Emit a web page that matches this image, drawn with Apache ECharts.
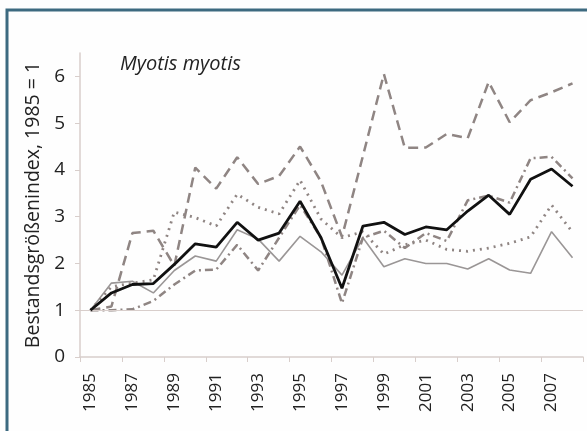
<!DOCTYPE html>
<html>
<head>
<meta charset="utf-8">
<script src="https://cdn.jsdelivr.net/npm/echarts@6/dist/echarts.min.js"></script>
<style>
	html, body { margin: 0; padding: 0; background: #fefefe; }
	#chart { width: 587px; height: 431px; }
</style>
</head>
<body>
<div id="chart"></div>
<script>
// Jahre
var years = ['1985', '1986', '1987', '1988', '1989', '1990', '1991', '1992', '1993', '1994', '1995', '1996',
	'1997', '1998', '1999', '2000', '2001', '2002', '2003', '2004', '2005', '2006', '2007', '2008'];
var yTicks = [0, 1, 2, 3, 4, 5, 6];

// Index-Werte
var meanLine = [1, 1.37, 1.55, 1.57, 1.98, 2.42, 2.35, 2.88, 2.5, 2.65, 3.33, 2.55,
	1.47, 2.8, 2.88, 2.62, 2.78, 2.72, 3.12, 3.46, 3.05, 3.8, 4.02, 3.65];
var thinLine = [1, 1.58, 1.62, 1.37, 1.85, 2.16, 2.05, 2.72, 2.52, 2.05, 2.58, 2.25,
	1.75, 2.55, 1.93, 2.1, 2.0, 2.0, 1.88, 2.1, 1.86, 1.79, 2.68, 2.12];
var dashLine = [1, 1.08, 2.65, 2.7, 1.95, 4.05, 3.6, 4.27, 3.7, 3.87, 4.5, 3.75,
	2.57, 4.3, 6.05, 4.47, 4.48, 4.77, 4.68, 5.88, 5.02, 5.49, 5.66, 5.85];
var dotLine = [1, 1.5, 1.58, 1.65, 3.1, 2.98, 2.8, 3.48, 3.2, 3.06, 3.78, 2.95,
	2.55, 2.68, 2.2, 2.4, 2.5, 2.3, 2.26, 2.33, 2.43, 2.57, 3.25, 2.67];
var dashDotLine = [1, 1.0, 1.02, 1.2, 1.55, 1.85, 1.87, 2.4, 1.85, 2.55, 3.25, 2.55,
	1.15, 2.55, 2.7, 2.33, 2.65, 2.48, 3.35, 3.45, 3.3, 4.25, 4.28, 3.82];

var grau = '#8f8583';

function makeSeries(name, data, width, color, dash, z) {
	return {
		name: name,
		type: 'line',
		data: data,
		symbol: 'none',
		z: z,
		lineStyle: {
			width: width,
			color: color,
			type: dash,
			cap: 'butt'
		},
		animation: false
	};
}

var seriesList = [
	makeSeries('thin', thinLine, 1.6, '#9a9696', 'solid', 2),
	makeSeries('dash', dashLine, 2.5, grau, [10, 6], 3),
	makeSeries('dot', dotLine, 2.8, grau, [2, 5], 3),
	makeSeries('dashdot', dashDotLine, 2.5, grau, [8, 4, 2, 4], 3),
	makeSeries('mean', meanLine, 2.8, '#111111', 'solid', 5)
];
// Linie bei Index 1
seriesList[0].markLine = {
	silent: true,
	symbol: 'none',
	label: { show: false },
	lineStyle: { color: '#d8cecb', width: 1, type: 'solid' },
	data: [{ yAxis: 1 }]
};

var option = {
	backgroundColor: '#fefefe',
	animation: false,
	title: {
		text: 'Myotis myotis',
		left: 115,
		top: 49,
		textStyle: {
			fontFamily: 'Open Sans',
			fontStyle: 'italic',
			fontWeight: 'normal',
			fontSize: 20,
			color: '#222'
		}
	},
	graphic: [{
		type: 'rect',
		shape: { x: 7, y: 10, width: 640, height: 480 },
		style: { fill: 'none', stroke: '#3d6a80', lineWidth: 3 },
		silent: true
	}],
	grid: {
		left: 80,
		right: 4,
		top: 53,
		bottom: 74
	},
	xAxis: {
		type: 'category',
		data: years,
		boundaryGap: true,
		axisLine: { lineStyle: { color: '#d8cecb', width: 1.5 } },
		axisTick: { show: true, length: 5, lineStyle: { color: '#d8cecb' } },
		axisLabel: {
			interval: 1,
			rotate: 90,
			margin: 16,
			fontFamily: 'Open Sans',
			fontSize: 17,
			color: '#222'
		},
		splitLine: { show: false }
	},
	yAxis: {
		type: 'value',
		min: 0,
		max: 6.5,
		name: 'Bestandsgrößenindex, 1985 = 1',
		nameLocation: 'middle',
		nameRotate: 90,
		nameGap: 35,
		nameTextStyle: {
			fontFamily: 'Open Sans',
			fontSize: 19.5,
			color: '#222'
		},
		axisLine: { show: true, lineStyle: { color: '#d8cecb', width: 1.5 } },
		axisTick: { show: true, length: 5, customValues: yTicks, lineStyle: { color: '#d8cecb' } },
		axisLabel: {
			customValues: yTicks,
			margin: 15,
			fontFamily: 'Open Sans',
			fontSize: 19,
			color: '#222'
		},
		splitLine: { show: false }
	},
	series: seriesList
};

var chart = echarts.init(document.getElementById('chart'));
chart.setOption(option);
</script>
</body>
</html>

::::

■ **WRITTEN INSTRUCTION**
Leave out the pictures and retype every line above exactly.

■ **RESULT OF THE TASK**
Emit a web page that matches this image, drawn with Apache ECharts.
<!DOCTYPE html>
<html>
<head>
<meta charset="utf-8">
<script src="https://cdn.jsdelivr.net/npm/echarts@6/dist/echarts.min.js"></script>
<style>
	html, body { margin: 0; padding: 0; background: #fefefe; }
	#chart { width: 587px; height: 431px; }
</style>
</head>
<body>
<div id="chart"></div>
<script>
// Jahre
var years = ['1985', '1986', '1987', '1988', '1989', '1990', '1991', '1992', '1993', '1994', '1995', '1996',
	'1997', '1998', '1999', '2000', '2001', '2002', '2003', '2004', '2005', '2006', '2007', '2008'];
var yTicks = [0, 1, 2, 3, 4, 5, 6];

// Index-Werte
var meanLine = [1, 1.37, 1.55, 1.57, 1.98, 2.42, 2.35, 2.88, 2.5, 2.65, 3.33, 2.55,
	1.47, 2.8, 2.88, 2.62, 2.78, 2.72, 3.12, 3.46, 3.05, 3.8, 4.02, 3.65];
var thinLine = [1, 1.58, 1.62, 1.37, 1.85, 2.16, 2.05, 2.72, 2.52, 2.05, 2.58, 2.25,
	1.75, 2.55, 1.93, 2.1, 2.0, 2.0, 1.88, 2.1, 1.86, 1.79, 2.68, 2.12];
var dashLine = [1, 1.08, 2.65, 2.7, 1.95, 4.05, 3.6, 4.27, 3.7, 3.87, 4.5, 3.75,
	2.57, 4.3, 6.05, 4.47, 4.48, 4.77, 4.68, 5.88, 5.02, 5.49, 5.66, 5.85];
var dotLine = [1, 1.5, 1.58, 1.65, 3.1, 2.98, 2.8, 3.48, 3.2, 3.06, 3.78, 2.95,
	2.55, 2.68, 2.2, 2.4, 2.5, 2.3, 2.26, 2.33, 2.43, 2.57, 3.25, 2.67];
var dashDotLine = [1, 1.0, 1.02, 1.2, 1.55, 1.85, 1.87, 2.4, 1.85, 2.55, 3.25, 2.55,
	1.15, 2.55, 2.7, 2.33, 2.65, 2.48, 3.35, 3.45, 3.3, 4.25, 4.28, 3.82];

var grau = '#8f8583';

function makeSeries(name, data, width, color, dash, z) {
	return {
		name: name,
		type: 'line',
		data: data,
		symbol: 'none',
		z: z,
		lineStyle: {
			width: width,
			color: color,
			type: dash,
			cap: 'butt'
		},
		animation: false
	};
}

var seriesList = [
	makeSeries('thin', thinLine, 1.6, '#9a9696', 'solid', 2),
	makeSeries('dash', dashLine, 2.5, grau, [10, 6], 3),
	makeSeries('dot', dotLine, 2.8, grau, [2, 5], 3),
	makeSeries('dashdot', dashDotLine, 2.5, grau, [8, 4, 2, 4], 3),
	makeSeries('mean', meanLine, 2.8, '#111111', 'solid', 5)
];
// Linie bei Index 1
seriesList[0].markLine = {
	silent: true,
	symbol: 'none',
	label: { show: false },
	lineStyle: { color: '#d8cecb', width: 1, type: 'solid' },
	data: [{ yAxis: 1 }]
};

var option = {
	backgroundColor: '#fefefe',
	animation: false,
	title: {
		text: 'Myotis myotis',
		left: 115,
		top: 49,
		textStyle: {
			fontFamily: 'Open Sans',
			fontStyle: 'italic',
			fontWeight: 'normal',
			fontSize: 20,
			color: '#222'
		}
	},
	graphic: [{
		type: 'rect',
		shape: { x: 7, y: 10, width: 640, height: 480 },
		style: { fill: 'none', stroke: '#3d6a80', lineWidth: 3 },
		silent: true
	}],
	grid: {
		left: 80,
		right: 4,
		top: 53,
		bottom: 74
	},
	xAxis: {
		type: 'category',
		data: years,
		boundaryGap: true,
		axisLine: { lineStyle: { color: '#d8cecb', width: 1.5 } },
		axisTick: { show: true, length: 5, lineStyle: { color: '#d8cecb' } },
		axisLabel: {
			interval: 1,
			rotate: 90,
			margin: 16,
			fontFamily: 'Open Sans',
			fontSize: 17,
			color: '#222'
		},
		splitLine: { show: false }
	},
	yAxis: {
		type: 'value',
		min: 0,
		max: 6.5,
		name: 'Bestandsgrößenindex, 1985 = 1',
		nameLocation: 'middle',
		nameRotate: 90,
		nameGap: 35,
		nameTextStyle: {
			fontFamily: 'Open Sans',
			fontSize: 19.5,
			color: '#222'
		},
		axisLine: { show: true, lineStyle: { color: '#d8cecb', width: 1.5 } },
		axisTick: { show: true, length: 5, customValues: yTicks, lineStyle: { color: '#d8cecb' } },
		axisLabel: {
			customValues: yTicks,
			margin: 15,
			fontFamily: 'Open Sans',
			fontSize: 19,
			color: '#222'
		},
		splitLine: { show: false }
	},
	series: seriesList
};

var chart = echarts.init(document.getElementById('chart'));
chart.setOption(option);
</script>
</body>
</html>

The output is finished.